After finding out that Barnes arrived in Moscow, Koptyaeva went to Russian law enforcement to report the allegations from Texas, according to Barnes' relatives.

"It seems that Russia used that accusation as an excuse to wrongfully detain a U.S. national,” Foley said.

'If we could just get the State Department to do something’

The interference with child custody warrant for Koptyaeva remains active in Texas, according to the Montgomery County District Attorney's Office. She maintains that her children were abused in the Lone Star State.

"I didn't steal anyone," Koptyaeva said outside the courthouse in Moscow after her ex-husband was sentenced. "I was just protecting my kids."

“The boys’ voices are not heard in the U.S.,” Koptyaeva told ABC News by email Thursday. “For some unclear reasons, the U.S. authorities and media have a profound bias to protect the abuser and not the victims of the abuse.”

Barnes remains in a Moscow detention center and has not yet been transferred to a penal colony since the appeal of his conviction is still pending, said his attorney, Gleb Glinka.

"He's in a room with 14 other people," Carter said. "Some of these are hardened criminals he's in there with and he's just having a hard time. He's been bullied. He's not in a mentally very good state."

Carter and Barnes’ two sisters told ABC News they felt let down by the State Department under the Biden administration, explaining that they wanted Barnes to receive a wrongful detention designation like Gershkovich, Griner, Reed and Whelan did.

"We've given them ample evidence of why that should happen and we've heard nothing," Carter said. “We feel ignored and forgotten.”

The State Department declined to comment about Barnes’ detention, but previously said that it “continuously reviews the circumstances surrounding the detentions of U.S. nationals overseas, including those in Russia, for indicators that they are wrongful.”

"If we could just get the State Department to do something," Carol Barnes said. "We're pleading for somebody to pay attention."

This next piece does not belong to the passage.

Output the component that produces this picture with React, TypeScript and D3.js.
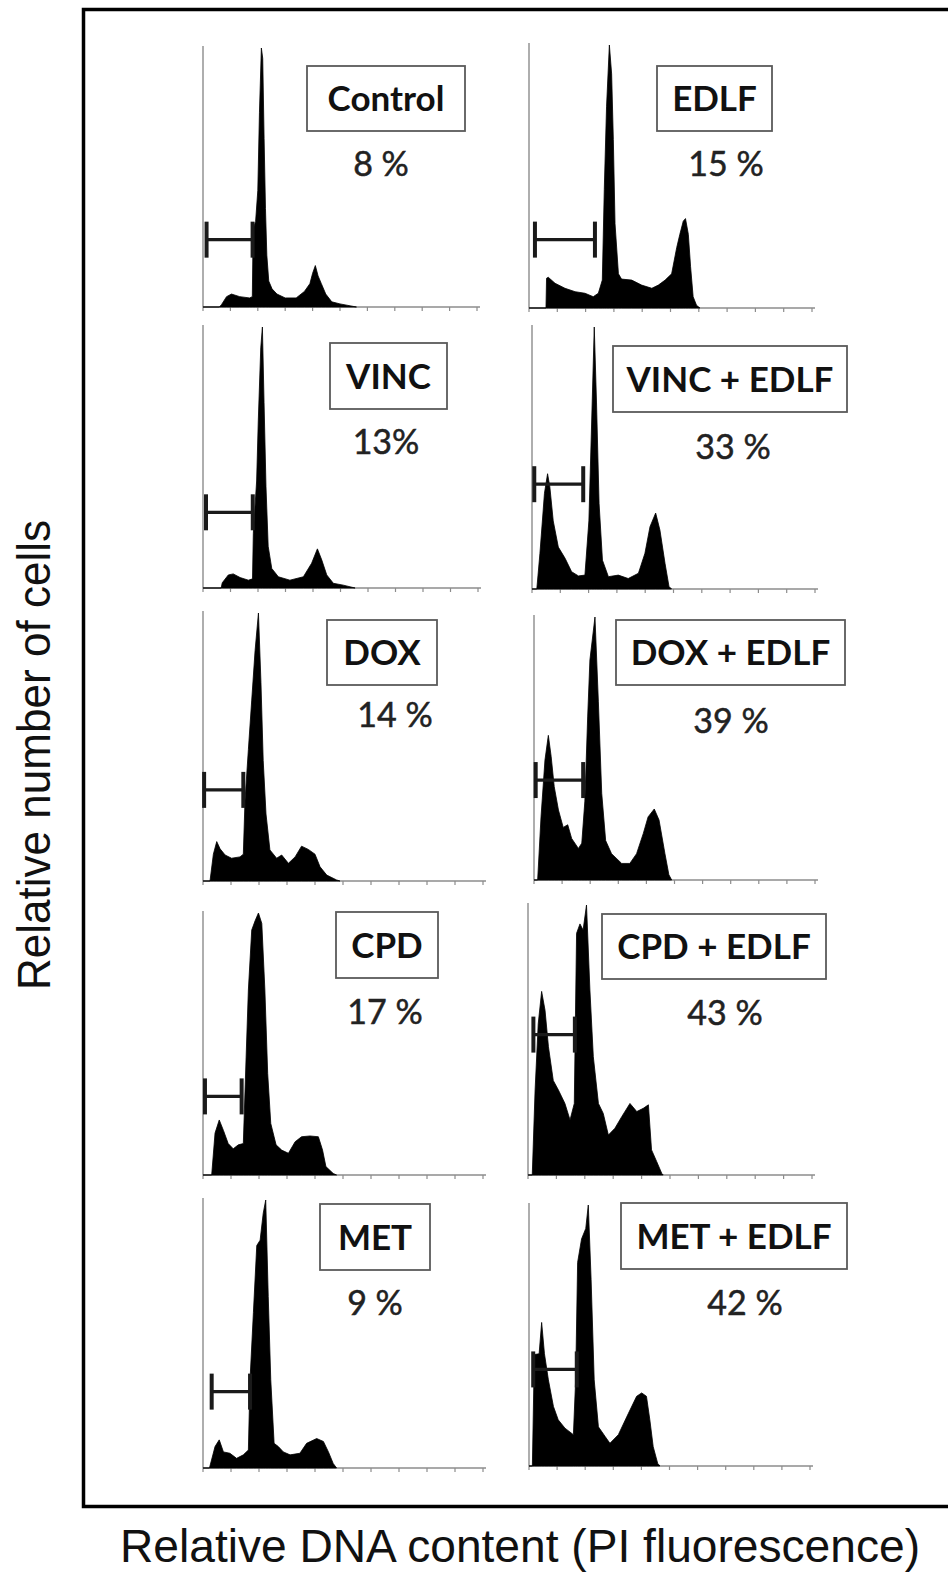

Although the accusations by Russian prosecutors involve child abuse in Montgomery County, Blackburn, the Montgomery County District Attorney’s Office Trial Bureau Chief, said the State Department and The White House never reached out to his office regarding Barnes’ case in Russia.

Barnes’ two sisters say they hope the State Department under the second Trump administration will take steps to bring their brother home.

“I didn’t do anything,” Barnes said on a recent phone call with his sister Carol. "This is a political situation and I need political help.”

ABC News’ Tanya Stukalova contributed to this report.